» **What is being asked**
All of the material below is to be repeated exactly.
■ ■ ■ ■
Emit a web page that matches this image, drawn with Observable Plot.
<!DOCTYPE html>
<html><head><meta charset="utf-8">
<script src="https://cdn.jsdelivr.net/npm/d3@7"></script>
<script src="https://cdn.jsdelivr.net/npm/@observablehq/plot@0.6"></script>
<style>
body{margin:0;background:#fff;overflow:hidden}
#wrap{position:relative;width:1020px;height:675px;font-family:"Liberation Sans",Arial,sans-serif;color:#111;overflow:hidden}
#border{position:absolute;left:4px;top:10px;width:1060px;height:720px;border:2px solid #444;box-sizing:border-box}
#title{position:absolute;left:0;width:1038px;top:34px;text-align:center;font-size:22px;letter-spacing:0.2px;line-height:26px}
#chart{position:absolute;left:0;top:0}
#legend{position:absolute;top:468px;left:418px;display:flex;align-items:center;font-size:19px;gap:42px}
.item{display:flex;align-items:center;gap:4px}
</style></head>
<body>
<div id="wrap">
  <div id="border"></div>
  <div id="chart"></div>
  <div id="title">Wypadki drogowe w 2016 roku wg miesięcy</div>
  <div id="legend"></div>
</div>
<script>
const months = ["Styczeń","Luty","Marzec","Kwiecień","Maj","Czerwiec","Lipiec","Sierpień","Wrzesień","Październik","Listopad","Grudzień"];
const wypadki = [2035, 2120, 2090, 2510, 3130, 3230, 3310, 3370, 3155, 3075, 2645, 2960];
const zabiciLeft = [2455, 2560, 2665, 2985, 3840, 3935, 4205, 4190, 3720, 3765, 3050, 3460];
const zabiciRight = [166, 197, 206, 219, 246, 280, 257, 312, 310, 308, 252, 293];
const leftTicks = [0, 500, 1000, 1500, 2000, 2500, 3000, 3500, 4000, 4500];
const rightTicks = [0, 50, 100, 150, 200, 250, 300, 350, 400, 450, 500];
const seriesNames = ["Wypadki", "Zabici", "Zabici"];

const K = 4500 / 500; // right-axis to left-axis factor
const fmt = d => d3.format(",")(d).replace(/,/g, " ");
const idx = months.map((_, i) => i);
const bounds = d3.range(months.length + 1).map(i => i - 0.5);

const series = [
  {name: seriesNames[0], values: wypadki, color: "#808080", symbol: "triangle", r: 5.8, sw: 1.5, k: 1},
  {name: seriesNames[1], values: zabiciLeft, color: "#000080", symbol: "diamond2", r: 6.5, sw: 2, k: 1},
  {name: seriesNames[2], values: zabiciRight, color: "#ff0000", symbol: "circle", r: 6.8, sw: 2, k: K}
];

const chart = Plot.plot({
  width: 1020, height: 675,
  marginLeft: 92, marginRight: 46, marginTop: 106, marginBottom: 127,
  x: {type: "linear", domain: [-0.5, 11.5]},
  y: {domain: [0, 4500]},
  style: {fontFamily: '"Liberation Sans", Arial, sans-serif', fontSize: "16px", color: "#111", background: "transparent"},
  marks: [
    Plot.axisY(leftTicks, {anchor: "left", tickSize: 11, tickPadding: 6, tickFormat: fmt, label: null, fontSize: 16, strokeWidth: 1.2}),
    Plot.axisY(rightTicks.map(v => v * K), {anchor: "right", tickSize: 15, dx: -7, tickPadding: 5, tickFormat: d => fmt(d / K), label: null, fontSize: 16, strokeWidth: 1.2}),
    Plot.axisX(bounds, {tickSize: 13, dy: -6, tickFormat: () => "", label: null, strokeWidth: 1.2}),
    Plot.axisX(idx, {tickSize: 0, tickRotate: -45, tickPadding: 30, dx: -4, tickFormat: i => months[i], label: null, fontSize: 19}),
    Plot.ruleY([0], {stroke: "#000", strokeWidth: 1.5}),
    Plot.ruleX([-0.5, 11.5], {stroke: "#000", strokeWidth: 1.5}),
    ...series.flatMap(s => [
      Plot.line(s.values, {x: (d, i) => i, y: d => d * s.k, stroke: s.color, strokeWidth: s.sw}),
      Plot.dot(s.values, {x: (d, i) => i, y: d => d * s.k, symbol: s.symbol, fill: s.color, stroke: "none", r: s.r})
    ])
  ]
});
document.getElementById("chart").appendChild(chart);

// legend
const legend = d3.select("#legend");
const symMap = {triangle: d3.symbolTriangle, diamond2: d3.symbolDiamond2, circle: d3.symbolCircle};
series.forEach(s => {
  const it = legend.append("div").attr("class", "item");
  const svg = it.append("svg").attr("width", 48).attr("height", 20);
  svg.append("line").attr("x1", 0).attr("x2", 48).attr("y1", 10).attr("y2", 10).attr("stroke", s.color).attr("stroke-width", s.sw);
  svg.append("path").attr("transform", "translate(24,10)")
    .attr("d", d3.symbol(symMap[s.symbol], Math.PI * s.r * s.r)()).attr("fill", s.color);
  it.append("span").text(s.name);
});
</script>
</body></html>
■ ■ ■ ■
» **Solution for this task**
Emit a web page that matches this image, drawn with Observable Plot.
<!DOCTYPE html>
<html><head><meta charset="utf-8">
<script src="https://cdn.jsdelivr.net/npm/d3@7"></script>
<script src="https://cdn.jsdelivr.net/npm/@observablehq/plot@0.6"></script>
<style>
body{margin:0;background:#fff;overflow:hidden}
#wrap{position:relative;width:1020px;height:675px;font-family:"Liberation Sans",Arial,sans-serif;color:#111;overflow:hidden}
#border{position:absolute;left:4px;top:10px;width:1060px;height:720px;border:2px solid #444;box-sizing:border-box}
#title{position:absolute;left:0;width:1038px;top:34px;text-align:center;font-size:22px;letter-spacing:0.2px;line-height:26px}
#chart{position:absolute;left:0;top:0}
#legend{position:absolute;top:468px;left:418px;display:flex;align-items:center;font-size:19px;gap:42px}
.item{display:flex;align-items:center;gap:4px}
</style></head>
<body>
<div id="wrap">
  <div id="border"></div>
  <div id="chart"></div>
  <div id="title">Wypadki drogowe w 2016 roku wg miesięcy</div>
  <div id="legend"></div>
</div>
<script>
const months = ["Styczeń","Luty","Marzec","Kwiecień","Maj","Czerwiec","Lipiec","Sierpień","Wrzesień","Październik","Listopad","Grudzień"];
const wypadki = [2035, 2120, 2090, 2510, 3130, 3230, 3310, 3370, 3155, 3075, 2645, 2960];
const zabiciLeft = [2455, 2560, 2665, 2985, 3840, 3935, 4205, 4190, 3720, 3765, 3050, 3460];
const zabiciRight = [166, 197, 206, 219, 246, 280, 257, 312, 310, 308, 252, 293];
const leftTicks = [0, 500, 1000, 1500, 2000, 2500, 3000, 3500, 4000, 4500];
const rightTicks = [0, 50, 100, 150, 200, 250, 300, 350, 400, 450, 500];
const seriesNames = ["Wypadki", "Zabici", "Zabici"];

const K = 4500 / 500; // right-axis to left-axis factor
const fmt = d => d3.format(",")(d).replace(/,/g, " ");
const idx = months.map((_, i) => i);
const bounds = d3.range(months.length + 1).map(i => i - 0.5);

const series = [
  {name: seriesNames[0], values: wypadki, color: "#808080", symbol: "triangle", r: 5.8, sw: 1.5, k: 1},
  {name: seriesNames[1], values: zabiciLeft, color: "#000080", symbol: "diamond2", r: 6.5, sw: 2, k: 1},
  {name: seriesNames[2], values: zabiciRight, color: "#ff0000", symbol: "circle", r: 6.8, sw: 2, k: K}
];

const chart = Plot.plot({
  width: 1020, height: 675,
  marginLeft: 92, marginRight: 46, marginTop: 106, marginBottom: 127,
  x: {type: "linear", domain: [-0.5, 11.5]},
  y: {domain: [0, 4500]},
  style: {fontFamily: '"Liberation Sans", Arial, sans-serif', fontSize: "16px", color: "#111", background: "transparent"},
  marks: [
    Plot.axisY(leftTicks, {anchor: "left", tickSize: 11, tickPadding: 6, tickFormat: fmt, label: null, fontSize: 16, strokeWidth: 1.2}),
    Plot.axisY(rightTicks.map(v => v * K), {anchor: "right", tickSize: 15, dx: -7, tickPadding: 5, tickFormat: d => fmt(d / K), label: null, fontSize: 16, strokeWidth: 1.2}),
    Plot.axisX(bounds, {tickSize: 13, dy: -6, tickFormat: () => "", label: null, strokeWidth: 1.2}),
    Plot.axisX(idx, {tickSize: 0, tickRotate: -45, tickPadding: 30, dx: -4, tickFormat: i => months[i], label: null, fontSize: 19}),
    Plot.ruleY([0], {stroke: "#000", strokeWidth: 1.5}),
    Plot.ruleX([-0.5, 11.5], {stroke: "#000", strokeWidth: 1.5}),
    ...series.flatMap(s => [
      Plot.line(s.values, {x: (d, i) => i, y: d => d * s.k, stroke: s.color, strokeWidth: s.sw}),
      Plot.dot(s.values, {x: (d, i) => i, y: d => d * s.k, symbol: s.symbol, fill: s.color, stroke: "none", r: s.r})
    ])
  ]
});
document.getElementById("chart").appendChild(chart);

// legend
const legend = d3.select("#legend");
const symMap = {triangle: d3.symbolTriangle, diamond2: d3.symbolDiamond2, circle: d3.symbolCircle};
series.forEach(s => {
  const it = legend.append("div").attr("class", "item");
  const svg = it.append("svg").attr("width", 48).attr("height", 20);
  svg.append("line").attr("x1", 0).attr("x2", 48).attr("y1", 10).attr("y2", 10).attr("stroke", s.color).attr("stroke-width", s.sw);
  svg.append("path").attr("transform", "translate(24,10)")
    .attr("d", d3.symbol(symMap[s.symbol], Math.PI * s.r * s.r)()).attr("fill", s.color);
  it.append("span").text(s.name);
});
</script>
</body></html>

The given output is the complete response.